Directions
Return, exactly as written, the run of lines that begins at the line containing "Give me the TikZ source for this diagram." and ends at the line containing "(0.55,1.03) -- (17.84,1.03);". Nothing outside that run belongs in the answer.
____
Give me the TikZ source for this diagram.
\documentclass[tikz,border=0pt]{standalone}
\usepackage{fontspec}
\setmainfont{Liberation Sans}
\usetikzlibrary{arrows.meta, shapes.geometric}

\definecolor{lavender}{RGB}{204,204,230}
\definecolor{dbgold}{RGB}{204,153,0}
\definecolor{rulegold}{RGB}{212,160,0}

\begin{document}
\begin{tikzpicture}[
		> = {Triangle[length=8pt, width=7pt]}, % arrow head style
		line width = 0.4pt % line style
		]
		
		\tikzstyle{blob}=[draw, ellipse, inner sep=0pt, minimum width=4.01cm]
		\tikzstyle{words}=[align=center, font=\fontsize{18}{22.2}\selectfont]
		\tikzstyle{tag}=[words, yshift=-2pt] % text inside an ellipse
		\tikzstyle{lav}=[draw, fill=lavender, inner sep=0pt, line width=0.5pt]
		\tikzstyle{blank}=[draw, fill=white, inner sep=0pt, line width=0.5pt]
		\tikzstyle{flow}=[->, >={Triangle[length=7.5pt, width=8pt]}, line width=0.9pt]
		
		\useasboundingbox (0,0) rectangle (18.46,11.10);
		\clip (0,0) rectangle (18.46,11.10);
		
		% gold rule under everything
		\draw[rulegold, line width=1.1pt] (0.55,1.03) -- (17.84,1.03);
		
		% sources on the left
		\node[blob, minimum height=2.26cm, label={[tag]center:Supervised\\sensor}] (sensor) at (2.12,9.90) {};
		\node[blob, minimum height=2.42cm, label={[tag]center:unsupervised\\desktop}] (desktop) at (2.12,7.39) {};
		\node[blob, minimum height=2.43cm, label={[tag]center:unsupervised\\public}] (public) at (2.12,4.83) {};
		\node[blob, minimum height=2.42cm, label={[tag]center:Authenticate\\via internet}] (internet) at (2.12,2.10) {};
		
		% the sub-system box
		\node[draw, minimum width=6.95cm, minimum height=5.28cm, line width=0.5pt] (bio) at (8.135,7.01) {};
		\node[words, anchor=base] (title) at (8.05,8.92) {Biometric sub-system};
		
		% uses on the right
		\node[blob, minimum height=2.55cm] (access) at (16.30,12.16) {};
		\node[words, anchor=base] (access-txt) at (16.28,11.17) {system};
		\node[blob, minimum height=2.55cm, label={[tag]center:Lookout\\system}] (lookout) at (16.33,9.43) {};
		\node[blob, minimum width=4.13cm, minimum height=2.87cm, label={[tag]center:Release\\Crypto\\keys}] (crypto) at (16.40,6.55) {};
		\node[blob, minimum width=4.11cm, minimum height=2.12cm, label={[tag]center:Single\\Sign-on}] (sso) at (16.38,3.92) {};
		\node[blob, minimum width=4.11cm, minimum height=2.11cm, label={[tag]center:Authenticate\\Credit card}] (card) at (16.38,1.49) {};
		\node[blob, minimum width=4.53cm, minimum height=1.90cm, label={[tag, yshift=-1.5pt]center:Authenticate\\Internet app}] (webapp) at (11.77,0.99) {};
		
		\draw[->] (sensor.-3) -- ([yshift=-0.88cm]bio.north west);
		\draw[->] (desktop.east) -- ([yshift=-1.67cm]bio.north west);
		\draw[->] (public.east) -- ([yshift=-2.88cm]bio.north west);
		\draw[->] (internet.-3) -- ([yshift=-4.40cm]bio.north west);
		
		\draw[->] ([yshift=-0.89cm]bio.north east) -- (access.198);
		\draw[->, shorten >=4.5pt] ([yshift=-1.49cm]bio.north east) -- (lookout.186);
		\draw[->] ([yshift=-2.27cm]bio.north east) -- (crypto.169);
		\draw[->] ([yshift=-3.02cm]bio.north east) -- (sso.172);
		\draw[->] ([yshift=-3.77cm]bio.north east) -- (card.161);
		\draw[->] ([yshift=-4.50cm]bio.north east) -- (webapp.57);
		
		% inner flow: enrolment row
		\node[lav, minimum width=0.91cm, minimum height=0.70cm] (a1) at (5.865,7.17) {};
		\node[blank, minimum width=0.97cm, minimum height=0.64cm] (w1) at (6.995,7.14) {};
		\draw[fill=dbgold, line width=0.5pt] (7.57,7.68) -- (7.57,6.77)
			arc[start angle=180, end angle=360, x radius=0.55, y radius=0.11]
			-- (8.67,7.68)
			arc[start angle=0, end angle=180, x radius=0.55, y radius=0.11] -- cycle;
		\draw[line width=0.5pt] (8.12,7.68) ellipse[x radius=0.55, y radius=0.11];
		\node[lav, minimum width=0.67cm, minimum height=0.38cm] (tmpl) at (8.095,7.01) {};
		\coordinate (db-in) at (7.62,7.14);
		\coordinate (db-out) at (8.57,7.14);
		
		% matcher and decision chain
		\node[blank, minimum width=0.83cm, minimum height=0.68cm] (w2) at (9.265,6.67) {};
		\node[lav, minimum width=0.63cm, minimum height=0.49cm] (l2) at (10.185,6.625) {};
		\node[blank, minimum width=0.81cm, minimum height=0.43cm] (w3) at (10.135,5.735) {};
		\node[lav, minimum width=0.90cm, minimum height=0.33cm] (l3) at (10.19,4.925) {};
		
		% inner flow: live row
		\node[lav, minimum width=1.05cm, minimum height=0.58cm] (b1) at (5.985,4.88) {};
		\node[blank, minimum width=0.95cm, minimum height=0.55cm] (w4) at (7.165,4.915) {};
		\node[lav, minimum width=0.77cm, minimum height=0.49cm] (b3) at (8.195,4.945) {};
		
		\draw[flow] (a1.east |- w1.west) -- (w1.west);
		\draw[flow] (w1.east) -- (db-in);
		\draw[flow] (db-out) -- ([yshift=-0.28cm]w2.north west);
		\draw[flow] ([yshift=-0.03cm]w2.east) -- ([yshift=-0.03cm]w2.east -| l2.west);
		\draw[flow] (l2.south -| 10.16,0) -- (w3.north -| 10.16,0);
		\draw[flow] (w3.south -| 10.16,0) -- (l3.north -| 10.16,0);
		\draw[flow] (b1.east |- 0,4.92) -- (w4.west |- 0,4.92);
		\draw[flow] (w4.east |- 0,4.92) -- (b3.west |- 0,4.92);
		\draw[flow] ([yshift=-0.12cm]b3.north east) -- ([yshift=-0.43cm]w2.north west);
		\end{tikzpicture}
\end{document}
____
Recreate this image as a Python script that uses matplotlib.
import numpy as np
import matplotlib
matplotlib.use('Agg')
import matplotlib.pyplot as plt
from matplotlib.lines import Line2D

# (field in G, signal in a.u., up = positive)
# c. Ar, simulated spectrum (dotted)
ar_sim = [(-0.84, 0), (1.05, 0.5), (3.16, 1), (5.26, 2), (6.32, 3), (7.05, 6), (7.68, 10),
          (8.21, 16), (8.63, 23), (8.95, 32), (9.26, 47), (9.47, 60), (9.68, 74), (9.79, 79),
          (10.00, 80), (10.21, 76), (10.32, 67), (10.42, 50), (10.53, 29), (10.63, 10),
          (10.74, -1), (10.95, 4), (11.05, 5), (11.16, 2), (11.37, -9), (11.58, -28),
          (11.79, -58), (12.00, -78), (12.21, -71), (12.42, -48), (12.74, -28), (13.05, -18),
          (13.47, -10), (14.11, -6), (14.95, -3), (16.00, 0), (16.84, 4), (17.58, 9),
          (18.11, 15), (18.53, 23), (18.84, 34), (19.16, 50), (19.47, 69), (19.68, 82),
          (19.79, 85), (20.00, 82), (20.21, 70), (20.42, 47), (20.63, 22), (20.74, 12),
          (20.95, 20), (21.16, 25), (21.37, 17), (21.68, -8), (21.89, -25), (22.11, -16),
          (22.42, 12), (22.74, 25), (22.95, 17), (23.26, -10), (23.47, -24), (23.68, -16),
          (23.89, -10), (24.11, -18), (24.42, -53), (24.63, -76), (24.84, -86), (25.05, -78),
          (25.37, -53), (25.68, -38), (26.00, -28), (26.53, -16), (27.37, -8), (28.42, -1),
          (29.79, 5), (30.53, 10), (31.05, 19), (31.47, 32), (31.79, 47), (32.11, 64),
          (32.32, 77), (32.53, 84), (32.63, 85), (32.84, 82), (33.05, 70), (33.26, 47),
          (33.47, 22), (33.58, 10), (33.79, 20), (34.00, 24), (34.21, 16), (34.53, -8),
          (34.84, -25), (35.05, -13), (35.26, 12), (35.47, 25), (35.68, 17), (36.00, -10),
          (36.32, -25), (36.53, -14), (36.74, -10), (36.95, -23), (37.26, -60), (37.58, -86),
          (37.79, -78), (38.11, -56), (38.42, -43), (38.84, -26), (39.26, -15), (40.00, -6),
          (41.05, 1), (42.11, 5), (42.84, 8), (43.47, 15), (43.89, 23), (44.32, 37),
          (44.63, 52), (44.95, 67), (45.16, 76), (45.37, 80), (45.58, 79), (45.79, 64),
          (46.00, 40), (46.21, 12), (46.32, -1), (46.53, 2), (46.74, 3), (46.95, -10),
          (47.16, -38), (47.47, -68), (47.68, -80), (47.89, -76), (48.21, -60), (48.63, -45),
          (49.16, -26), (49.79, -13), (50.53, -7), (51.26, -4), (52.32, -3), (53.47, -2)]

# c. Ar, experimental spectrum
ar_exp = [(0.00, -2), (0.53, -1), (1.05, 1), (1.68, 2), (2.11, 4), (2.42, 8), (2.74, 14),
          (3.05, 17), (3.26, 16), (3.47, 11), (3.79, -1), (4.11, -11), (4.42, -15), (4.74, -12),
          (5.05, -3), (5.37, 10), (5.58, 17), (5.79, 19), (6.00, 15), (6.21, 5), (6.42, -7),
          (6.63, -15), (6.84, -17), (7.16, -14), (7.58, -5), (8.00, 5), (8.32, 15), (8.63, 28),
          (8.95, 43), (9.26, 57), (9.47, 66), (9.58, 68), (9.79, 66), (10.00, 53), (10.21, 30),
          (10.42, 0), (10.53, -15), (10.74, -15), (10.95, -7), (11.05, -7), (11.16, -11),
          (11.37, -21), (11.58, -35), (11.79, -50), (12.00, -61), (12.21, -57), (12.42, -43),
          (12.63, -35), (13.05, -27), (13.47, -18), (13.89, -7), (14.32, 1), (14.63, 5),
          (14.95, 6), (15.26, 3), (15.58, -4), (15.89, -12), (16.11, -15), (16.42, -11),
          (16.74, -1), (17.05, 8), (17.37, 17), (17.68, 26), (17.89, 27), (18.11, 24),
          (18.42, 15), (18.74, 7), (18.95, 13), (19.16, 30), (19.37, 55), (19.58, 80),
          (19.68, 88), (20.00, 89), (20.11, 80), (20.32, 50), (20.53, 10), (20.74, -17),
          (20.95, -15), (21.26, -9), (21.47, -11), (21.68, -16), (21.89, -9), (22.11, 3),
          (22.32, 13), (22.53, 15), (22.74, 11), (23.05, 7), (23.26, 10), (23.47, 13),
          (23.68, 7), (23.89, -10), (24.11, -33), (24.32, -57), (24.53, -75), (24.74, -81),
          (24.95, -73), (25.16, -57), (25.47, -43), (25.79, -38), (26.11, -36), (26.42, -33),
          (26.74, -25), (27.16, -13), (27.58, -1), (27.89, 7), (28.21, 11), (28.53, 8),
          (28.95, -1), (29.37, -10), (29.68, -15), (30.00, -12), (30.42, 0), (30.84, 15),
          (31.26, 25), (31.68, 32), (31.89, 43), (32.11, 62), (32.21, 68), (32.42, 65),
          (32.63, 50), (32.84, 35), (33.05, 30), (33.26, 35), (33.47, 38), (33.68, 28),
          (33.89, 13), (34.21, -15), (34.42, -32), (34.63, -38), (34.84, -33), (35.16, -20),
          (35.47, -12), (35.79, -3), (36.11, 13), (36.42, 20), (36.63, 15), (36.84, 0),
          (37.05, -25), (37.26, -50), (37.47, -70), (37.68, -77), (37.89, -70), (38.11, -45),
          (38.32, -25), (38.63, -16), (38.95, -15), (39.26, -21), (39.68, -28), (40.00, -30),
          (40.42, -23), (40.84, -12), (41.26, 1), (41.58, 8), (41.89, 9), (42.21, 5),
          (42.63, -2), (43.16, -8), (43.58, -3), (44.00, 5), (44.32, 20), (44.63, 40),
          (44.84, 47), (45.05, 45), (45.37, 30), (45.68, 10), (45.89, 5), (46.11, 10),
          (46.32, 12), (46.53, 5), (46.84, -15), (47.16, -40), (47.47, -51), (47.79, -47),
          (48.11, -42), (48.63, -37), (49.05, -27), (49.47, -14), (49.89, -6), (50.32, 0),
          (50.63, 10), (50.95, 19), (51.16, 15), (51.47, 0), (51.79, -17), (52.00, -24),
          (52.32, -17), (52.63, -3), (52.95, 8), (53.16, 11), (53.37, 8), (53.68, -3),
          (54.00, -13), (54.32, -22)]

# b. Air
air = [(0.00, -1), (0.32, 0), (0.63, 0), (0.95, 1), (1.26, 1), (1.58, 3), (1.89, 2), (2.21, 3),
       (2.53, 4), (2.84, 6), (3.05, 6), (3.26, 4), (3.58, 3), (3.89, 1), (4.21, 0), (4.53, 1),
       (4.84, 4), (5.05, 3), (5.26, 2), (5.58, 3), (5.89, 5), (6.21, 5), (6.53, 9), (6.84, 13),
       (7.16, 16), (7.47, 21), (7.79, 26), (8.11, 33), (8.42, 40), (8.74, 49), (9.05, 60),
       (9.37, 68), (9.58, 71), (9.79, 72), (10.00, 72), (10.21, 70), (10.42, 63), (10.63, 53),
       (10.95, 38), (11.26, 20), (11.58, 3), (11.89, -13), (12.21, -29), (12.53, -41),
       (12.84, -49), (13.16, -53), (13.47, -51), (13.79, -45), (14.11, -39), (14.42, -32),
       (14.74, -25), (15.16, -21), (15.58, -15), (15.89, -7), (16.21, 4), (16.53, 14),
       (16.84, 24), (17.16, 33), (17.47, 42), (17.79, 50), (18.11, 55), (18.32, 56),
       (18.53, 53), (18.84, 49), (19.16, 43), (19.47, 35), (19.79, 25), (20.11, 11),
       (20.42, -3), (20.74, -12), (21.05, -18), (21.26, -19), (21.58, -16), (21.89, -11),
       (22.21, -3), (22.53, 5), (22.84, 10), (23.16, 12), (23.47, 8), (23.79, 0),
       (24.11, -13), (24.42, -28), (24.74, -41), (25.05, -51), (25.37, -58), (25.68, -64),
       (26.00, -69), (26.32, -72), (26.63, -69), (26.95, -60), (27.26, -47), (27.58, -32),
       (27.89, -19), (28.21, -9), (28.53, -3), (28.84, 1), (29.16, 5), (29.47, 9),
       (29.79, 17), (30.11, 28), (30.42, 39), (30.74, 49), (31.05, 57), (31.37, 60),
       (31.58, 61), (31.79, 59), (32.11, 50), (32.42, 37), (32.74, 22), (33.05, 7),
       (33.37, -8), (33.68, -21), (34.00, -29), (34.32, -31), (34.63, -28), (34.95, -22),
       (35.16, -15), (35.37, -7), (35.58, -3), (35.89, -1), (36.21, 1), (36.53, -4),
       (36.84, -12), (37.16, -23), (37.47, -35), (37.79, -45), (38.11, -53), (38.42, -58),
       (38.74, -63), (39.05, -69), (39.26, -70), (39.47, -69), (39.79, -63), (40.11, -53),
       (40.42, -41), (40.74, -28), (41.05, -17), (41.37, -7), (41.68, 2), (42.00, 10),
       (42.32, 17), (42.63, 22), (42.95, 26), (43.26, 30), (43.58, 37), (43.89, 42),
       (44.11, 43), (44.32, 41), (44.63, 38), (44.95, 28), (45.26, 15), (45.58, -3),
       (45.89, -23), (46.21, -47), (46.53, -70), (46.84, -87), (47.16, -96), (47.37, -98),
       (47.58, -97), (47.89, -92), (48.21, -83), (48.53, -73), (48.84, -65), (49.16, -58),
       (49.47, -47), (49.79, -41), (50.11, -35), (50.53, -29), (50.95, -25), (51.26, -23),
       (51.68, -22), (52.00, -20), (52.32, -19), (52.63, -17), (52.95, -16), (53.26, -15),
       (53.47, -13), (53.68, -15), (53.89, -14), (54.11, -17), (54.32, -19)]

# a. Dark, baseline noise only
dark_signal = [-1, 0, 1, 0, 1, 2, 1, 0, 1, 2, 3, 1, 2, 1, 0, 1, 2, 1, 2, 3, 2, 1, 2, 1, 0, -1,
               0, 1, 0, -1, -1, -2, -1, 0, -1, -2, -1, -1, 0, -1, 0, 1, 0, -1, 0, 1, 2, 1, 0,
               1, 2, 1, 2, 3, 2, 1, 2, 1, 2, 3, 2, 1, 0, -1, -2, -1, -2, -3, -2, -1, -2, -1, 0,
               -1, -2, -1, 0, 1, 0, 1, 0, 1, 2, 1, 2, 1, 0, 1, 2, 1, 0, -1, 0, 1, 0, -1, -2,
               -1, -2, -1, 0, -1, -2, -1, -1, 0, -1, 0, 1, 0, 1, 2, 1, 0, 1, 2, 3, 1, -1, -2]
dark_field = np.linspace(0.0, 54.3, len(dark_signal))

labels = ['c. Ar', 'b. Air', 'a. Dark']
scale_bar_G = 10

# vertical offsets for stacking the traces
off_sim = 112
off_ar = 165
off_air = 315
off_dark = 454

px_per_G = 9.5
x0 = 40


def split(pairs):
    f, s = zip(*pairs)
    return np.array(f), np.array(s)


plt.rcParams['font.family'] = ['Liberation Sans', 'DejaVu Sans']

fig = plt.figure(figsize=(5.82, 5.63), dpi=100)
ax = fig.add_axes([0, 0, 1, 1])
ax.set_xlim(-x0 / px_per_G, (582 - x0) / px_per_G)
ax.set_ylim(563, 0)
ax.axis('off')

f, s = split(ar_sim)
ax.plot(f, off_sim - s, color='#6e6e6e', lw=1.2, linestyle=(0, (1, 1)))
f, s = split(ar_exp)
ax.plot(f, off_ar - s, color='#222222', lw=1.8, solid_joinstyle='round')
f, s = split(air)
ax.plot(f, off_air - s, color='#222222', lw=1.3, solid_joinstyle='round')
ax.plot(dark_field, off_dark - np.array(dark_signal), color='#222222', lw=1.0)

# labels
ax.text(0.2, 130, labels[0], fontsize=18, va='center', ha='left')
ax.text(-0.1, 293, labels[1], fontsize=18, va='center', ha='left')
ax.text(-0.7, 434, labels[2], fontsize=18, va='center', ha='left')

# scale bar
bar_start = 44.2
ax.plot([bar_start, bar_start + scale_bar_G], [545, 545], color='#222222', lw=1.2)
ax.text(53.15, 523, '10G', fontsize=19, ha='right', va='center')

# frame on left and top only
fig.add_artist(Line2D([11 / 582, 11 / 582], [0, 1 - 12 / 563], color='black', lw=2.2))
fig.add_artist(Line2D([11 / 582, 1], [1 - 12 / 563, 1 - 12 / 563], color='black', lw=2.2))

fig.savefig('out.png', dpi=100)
____
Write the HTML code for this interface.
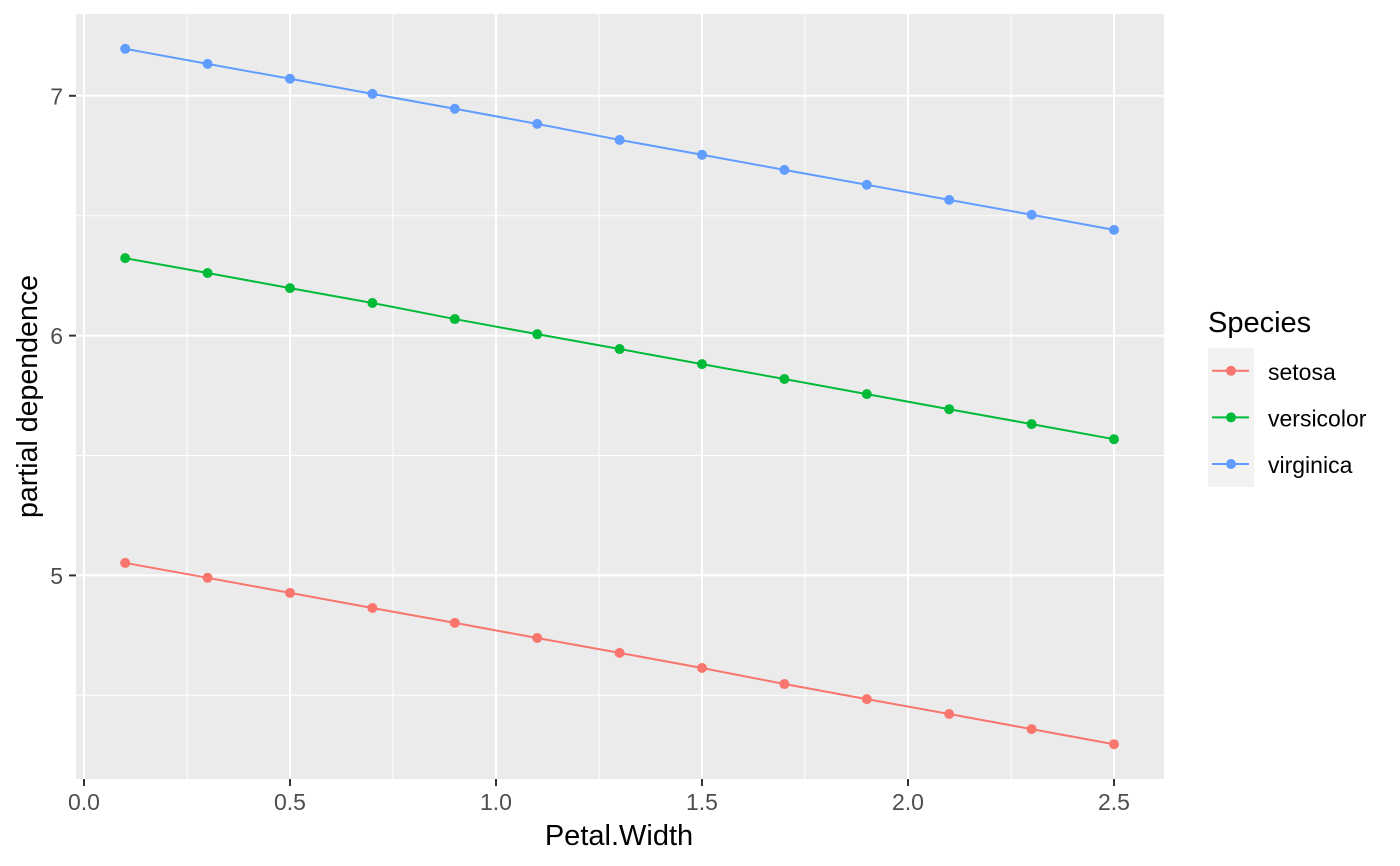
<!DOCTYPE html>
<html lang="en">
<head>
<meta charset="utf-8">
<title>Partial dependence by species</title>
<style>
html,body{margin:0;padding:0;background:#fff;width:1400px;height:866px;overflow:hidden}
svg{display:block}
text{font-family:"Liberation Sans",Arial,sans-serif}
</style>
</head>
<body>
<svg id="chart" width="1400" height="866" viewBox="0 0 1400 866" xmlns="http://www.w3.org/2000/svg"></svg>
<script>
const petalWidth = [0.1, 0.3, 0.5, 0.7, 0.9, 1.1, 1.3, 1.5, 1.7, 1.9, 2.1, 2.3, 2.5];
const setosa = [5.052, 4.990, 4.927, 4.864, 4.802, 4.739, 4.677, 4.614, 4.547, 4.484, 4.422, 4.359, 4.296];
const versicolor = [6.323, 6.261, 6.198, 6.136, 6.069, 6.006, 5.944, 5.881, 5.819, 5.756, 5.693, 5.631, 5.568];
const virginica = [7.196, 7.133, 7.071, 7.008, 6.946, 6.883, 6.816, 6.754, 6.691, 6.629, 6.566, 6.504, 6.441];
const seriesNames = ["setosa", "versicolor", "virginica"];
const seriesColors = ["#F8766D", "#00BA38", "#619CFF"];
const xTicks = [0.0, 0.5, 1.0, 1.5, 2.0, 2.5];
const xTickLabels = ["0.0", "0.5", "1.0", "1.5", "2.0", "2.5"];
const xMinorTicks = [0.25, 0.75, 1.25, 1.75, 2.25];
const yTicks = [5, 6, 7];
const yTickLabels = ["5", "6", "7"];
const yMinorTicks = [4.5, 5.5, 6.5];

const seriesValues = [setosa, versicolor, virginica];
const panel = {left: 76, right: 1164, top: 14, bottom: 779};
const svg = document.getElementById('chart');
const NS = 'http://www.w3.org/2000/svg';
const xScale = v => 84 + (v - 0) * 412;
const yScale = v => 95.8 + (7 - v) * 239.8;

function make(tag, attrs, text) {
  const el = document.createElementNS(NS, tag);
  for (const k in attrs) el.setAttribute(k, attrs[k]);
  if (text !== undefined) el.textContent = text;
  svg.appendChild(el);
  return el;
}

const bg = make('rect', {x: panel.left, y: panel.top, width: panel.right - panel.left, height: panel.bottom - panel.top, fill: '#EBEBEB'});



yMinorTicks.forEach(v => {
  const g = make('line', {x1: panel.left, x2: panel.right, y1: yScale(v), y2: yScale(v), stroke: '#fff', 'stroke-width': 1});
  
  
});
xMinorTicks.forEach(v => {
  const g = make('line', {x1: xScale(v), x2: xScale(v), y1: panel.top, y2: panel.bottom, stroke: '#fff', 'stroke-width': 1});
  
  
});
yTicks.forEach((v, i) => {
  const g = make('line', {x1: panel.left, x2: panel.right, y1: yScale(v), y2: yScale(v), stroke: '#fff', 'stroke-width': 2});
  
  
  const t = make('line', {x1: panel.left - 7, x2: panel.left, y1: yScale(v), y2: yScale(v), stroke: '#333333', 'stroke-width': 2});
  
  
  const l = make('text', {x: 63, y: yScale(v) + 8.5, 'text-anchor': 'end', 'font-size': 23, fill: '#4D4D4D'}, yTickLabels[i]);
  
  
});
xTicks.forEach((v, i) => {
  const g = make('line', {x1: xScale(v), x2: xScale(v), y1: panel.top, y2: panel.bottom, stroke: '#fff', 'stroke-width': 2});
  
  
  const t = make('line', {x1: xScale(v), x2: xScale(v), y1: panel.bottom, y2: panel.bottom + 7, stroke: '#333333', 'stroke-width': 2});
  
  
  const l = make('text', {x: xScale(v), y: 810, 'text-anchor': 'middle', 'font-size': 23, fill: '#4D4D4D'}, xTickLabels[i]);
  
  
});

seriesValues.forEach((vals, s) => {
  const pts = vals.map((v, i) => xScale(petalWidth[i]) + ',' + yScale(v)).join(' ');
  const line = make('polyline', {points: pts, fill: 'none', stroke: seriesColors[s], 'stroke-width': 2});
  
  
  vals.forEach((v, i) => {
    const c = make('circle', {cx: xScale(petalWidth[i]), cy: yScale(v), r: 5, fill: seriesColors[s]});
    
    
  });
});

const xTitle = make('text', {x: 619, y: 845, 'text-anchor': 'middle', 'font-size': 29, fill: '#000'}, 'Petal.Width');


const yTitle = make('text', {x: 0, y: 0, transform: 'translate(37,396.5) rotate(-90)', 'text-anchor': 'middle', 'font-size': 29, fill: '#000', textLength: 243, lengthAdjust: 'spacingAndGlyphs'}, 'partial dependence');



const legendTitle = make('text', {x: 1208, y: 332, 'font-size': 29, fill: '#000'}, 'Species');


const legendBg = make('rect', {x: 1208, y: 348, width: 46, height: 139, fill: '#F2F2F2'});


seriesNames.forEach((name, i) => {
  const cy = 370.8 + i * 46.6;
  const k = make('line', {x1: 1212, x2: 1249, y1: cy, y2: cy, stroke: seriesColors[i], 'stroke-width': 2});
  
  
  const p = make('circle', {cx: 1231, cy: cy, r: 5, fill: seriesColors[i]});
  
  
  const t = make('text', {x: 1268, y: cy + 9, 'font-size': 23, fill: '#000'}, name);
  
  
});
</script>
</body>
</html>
____
Answer to the exercise
Give me the TikZ source for this diagram.
\documentclass[tikz,border=0pt]{standalone}
\usepackage{fontspec}
\setmainfont{Liberation Sans}
\usetikzlibrary{arrows.meta, shapes.geometric}

\definecolor{lavender}{RGB}{204,204,230}
\definecolor{dbgold}{RGB}{204,153,0}
\definecolor{rulegold}{RGB}{212,160,0}

\begin{document}
\begin{tikzpicture}[
		> = {Triangle[length=8pt, width=7pt]}, % arrow head style
		line width = 0.4pt % line style
		]
		
		\tikzstyle{blob}=[draw, ellipse, inner sep=0pt, minimum width=4.01cm]
		\tikzstyle{words}=[align=center, font=\fontsize{18}{22.2}\selectfont]
		\tikzstyle{tag}=[words, yshift=-2pt] % text inside an ellipse
		\tikzstyle{lav}=[draw, fill=lavender, inner sep=0pt, line width=0.5pt]
		\tikzstyle{blank}=[draw, fill=white, inner sep=0pt, line width=0.5pt]
		\tikzstyle{flow}=[->, >={Triangle[length=7.5pt, width=8pt]}, line width=0.9pt]
		
		\useasboundingbox (0,0) rectangle (18.46,11.10);
		\clip (0,0) rectangle (18.46,11.10);
		
		% gold rule under everything
		\draw[rulegold, line width=1.1pt] (0.55,1.03) -- (17.84,1.03);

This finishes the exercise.